Feasibility of 2 °C as a post-2020 warming threshold via input-constrained optimal control

Governments around the world have committed to urgent reductions in anthropogenic emissions of greenhouse gases (GHGs) in order to limit the increase in global average temperature to less than 2 °C relative to pre-industrial levels, a warming level recognized as a key threshold for dangerous climate change.
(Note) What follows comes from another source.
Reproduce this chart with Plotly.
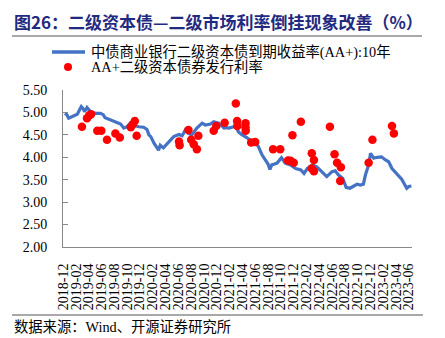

In the lead-up to a key United Nations Framework Convention on Climate Change (UNFCCC) meeting in Paris in late 2015, countries have begun to announce GHG emission reduction pledges for the period beyond 2020. In this paper, we investigate feasibility of 2 °C as a post-2020 warming threshold via the solution of an input-constrained optimal control problem in which the control inputs to be optimized are the emissions reduction rate, and the fraction of net economic output invested in capital. Using the DICE (Dynamic Integrated model of Climate and the Economy) integrated assessment model (IAM), we show that rapid emissions reductions are necessary to reach global net zero emissions by mid-century and so restrict warming to 2 °C. Attempts to limit warming to 2 °C by constraining either the absolute rate, or rate of growth, in emissions reductions effort in a global post-2020 mitigation scheme are achievable only with appreciable loss of economic output, with total emissions falling sharply as a consequence. The results of this paper underscore the importance of recognizing the interdependence of geophysical and economic dynamics in attempting to stay below the 2 °C warming threshold.